Security: The Tor browser’s privacy is aided very much by its security—anyone watching your connection cannot track your internet activity, nor will they be able to identify you unless you explicitly identify yourself. Additionally, Tor does not keep track of your browsing history and clears your cookies after every session you use it. Tor also successfully protects its users from sites that try to fingerprint your browsing history with its integration of NoScript. Based on tests of unique browser fingerprinting, only Tor can reduce the uniqueness of your fingerprint.
Browsing doesn’t get much more secure than that.
Privacy: As we mentioned in our review of the Tor Browser, the process of bouncing your data through several relays makes it incredibly difficult for anyone to trace you and your activity. It’s not completely secure, as an FBI bust on the infamous Silk Road proved, but unless you’re running a high-profile and illegal operation on the Tor network, it’s unlikely that resources will be spent tracking down your browsing habits.

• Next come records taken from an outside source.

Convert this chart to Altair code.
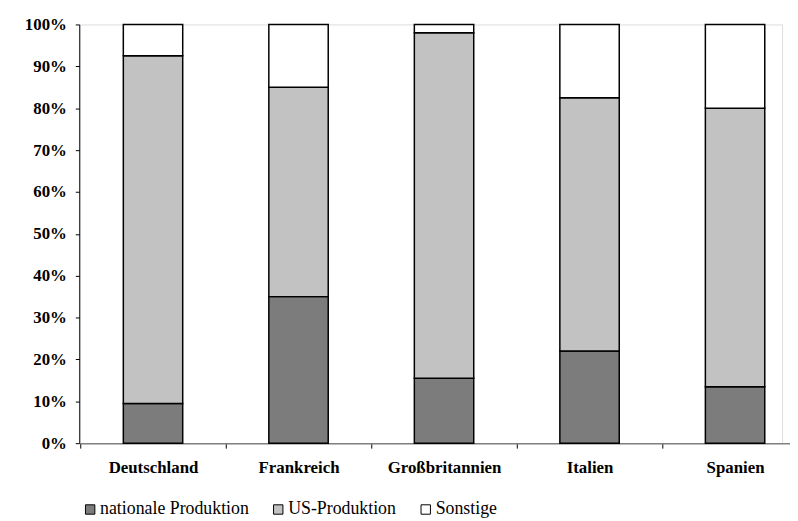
import altair as alt
import pandas as pd

countries = ["Deutschland", "Frankreich", "Großbritannien", "Italien", "Spanien"]
series = ["nationale Produktion", "US-Produktion", "Sonstige"]
national = [0.095, 0.35, 0.155, 0.22, 0.135]
us_prod = [0.83, 0.50, 0.825, 0.605, 0.665]
sonstige = [0.075, 0.15, 0.02, 0.175, 0.20]
y_ticks = [0, 0.1, 0.2, 0.3, 0.4, 0.5, 0.6, 0.7, 0.8, 0.9, 1.0]
colors = ["#7c7c7c", "#c2c2c2", "#ffffff"]

rows = []
for i, c in enumerate(countries):
    for k, (s, vals) in enumerate(zip(series, [national, us_prod, sonstige])):
        rows.append({"Land": c, "Kategorie": s, "Anteil": vals[i], "ord": k})
df = pd.DataFrame(rows)

font = "Times New Roman, Liberation Serif, DejaVu Serif, serif"

chart = (
    alt.Chart(df)
    .mark_bar(size=60, stroke="black", strokeWidth=1.5)
    .encode(
        x=alt.X(
            "Land:N",
            sort=countries,
            title=None,
            scale=alt.Scale(range=[1, 736], paddingInner=0, paddingOuter=0),
            axis=alt.Axis(
                labelAngle=0,
                labelFont=font,
                labelFontWeight="bold",
                labelFontSize=17,
                labelColor="black",
                labelPadding=12,
                tickBand="extent",
                tickSize=5,
                tickColor="black",
                domainColor="#808080",
                domainWidth=1.5,
            ),
        ),
        y=alt.Y(
            "Anteil:Q",
            stack="zero",
            title=None,
            scale=alt.Scale(domain=[0, 1], nice=False),
            axis=alt.Axis(
                values=y_ticks,
                format=".0%",
                grid=False,
                labelFont=font,
                labelFontWeight="bold",
                labelFontSize=17,
                labelColor="black",
                labelPadding=9,
                tickSize=4,
                tickColor="black",
                domainColor="black",
            ),
        ),
        color=alt.Color(
            "Kategorie:N",
            sort=series,
            scale=alt.Scale(domain=series, range=colors),
            legend=alt.Legend(
                title=None,
                orient="none",
                direction="horizontal",
                legendX=2,
                legendY=481,
                symbolType="square",
                symbolSize=90,
                symbolStrokeColor="black",
                symbolStrokeWidth=1,
                labelFont=font,
                labelFontSize=18,
                labelColor="black",
                labelOffset=1,
                columnPadding=20,
            ),
        ),
        order=alt.Order("ord:Q", sort="ascending"),
    )
    .properties(
        width=710,
        height=423,
        autosize=alt.AutoSizeParams(type="none"),
        padding={"left": 72, "top": 14, "right": 8, "bottom": 76},
    )
    .configure_view(stroke=None)
    .configure(background="white")
)

chart.save("out.html", embed_options={"renderer": "svg", "actions": False})
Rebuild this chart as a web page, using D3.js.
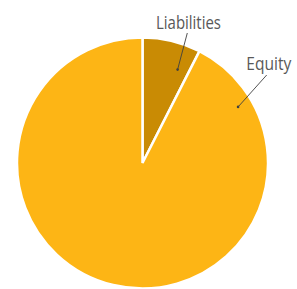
<!DOCTYPE html>
<html>
<head>
<meta charset="utf-8">
<script src="https://cdn.jsdelivr.net/npm/d3@7"></script>
<style>
  body { margin: 0; background: #fff; }
  text { font-family: "Open Sans", sans-serif; }
</style>
</head>
<body>
<svg id="chart"></svg>
<script>
// Data
const categories = ["Liabilities", "Equity"];
const values = [7.5, 92.5];
const colors = ["#C98B04", "#FDB515"];

// SVG setup
const width = 297;
const height = 289;
const cx = 142.5, cy = 163, radius = 125.5;

const svg = d3.select("#chart")
  .attr("width", width)
  .attr("height", height);

const data = categories.map((c, i) => ({ name: c, value: values[i], color: colors[i] }));

const pie = d3.pie().sort(null).value(d => d.value);
const arcs = pie(data);

const arc = d3.arc().innerRadius(0).outerRadius(radius);

const g = svg.append("g").attr("transform", `translate(${cx},${cy})`);

// Slices
g.selectAll("path.slice")
  .data(arcs)
  .enter()
  .append("path")
  .attr("class", "slice")
  .attr("d", arc)
  .attr("fill", d => d.data.color)
  .attr("stroke", "#fff")
  .attr("stroke-width", 2.5)
  .attr("stroke-linejoin", "miter");

// Labels with leader lines (manually placed, like the source)
// angle in degrees clockwise from top, radial fraction for the dot, text spot, line start
const labelLayout = [
  { angle: 20.6, r: 0.795, tx: 46, ty: -134, w: 65, lx: 44.8, ly: -130 },
  { angle: 59.6, r: 0.883, tx: 126.3, ty: -93, w: 45, lx: 124.2, ly: -88 }
];

arcs.forEach((d, i) => {
  const L = labelLayout[i];
  const a = L.angle * Math.PI / 180;
  const px = Math.sin(a) * radius * L.r;
  const py = -Math.cos(a) * radius * L.r;

  g.append("line")
    .attr("x1", L.lx).attr("y1", L.ly)
    .attr("x2", px).attr("y2", py)
    .attr("stroke", "#404040")
    .attr("stroke-width", 0.9);

  g.append("circle")
    .attr("cx", px).attr("cy", py)
    .attr("r", 1.3)
    .attr("fill", "#404040");

  g.append("text")
    .attr("x", L.tx).attr("y", L.ty)
    .attr("text-anchor", "middle")
    .attr("font-size", 18)
    .attr("textLength", L.w)
    .attr("lengthAdjust", "spacingAndGlyphs")
    .attr("fill", "#595959")
    .text(d.data.name);
});
</script>
</body>
</html>
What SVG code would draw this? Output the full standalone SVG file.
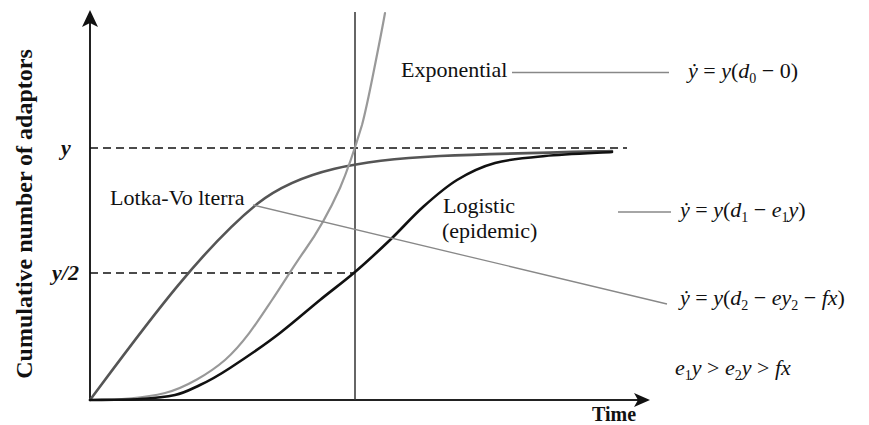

Be aware that law enforcement and ISPs can see who uses the Tor, even if they don’t know what you’re doing on it. For maximum security, connect to a VPN first, and then start up the browser.
Overall: 14.5/15 stars
And the best web browser is…
Having evaluated these browsers, here’s how the rank:
9. Opera (8.5/15)
8. EPIC Privacy Browser (9/15)
8. Apple Safari (9/15)
6. Internet Explorer (10/15)
6. Google Chrome (10/15)
4. Chromium (11/15)
3. Brave (13.5/15)
2. Firefox (14/15)
1. Tor Browser (14.5/15)
Of course, there are many other important factors we could’ve included, such as browser speed and customizability. But as for privacy and security, Tor Browser is ExpressVPN’s pick out of these nine popular web browsers!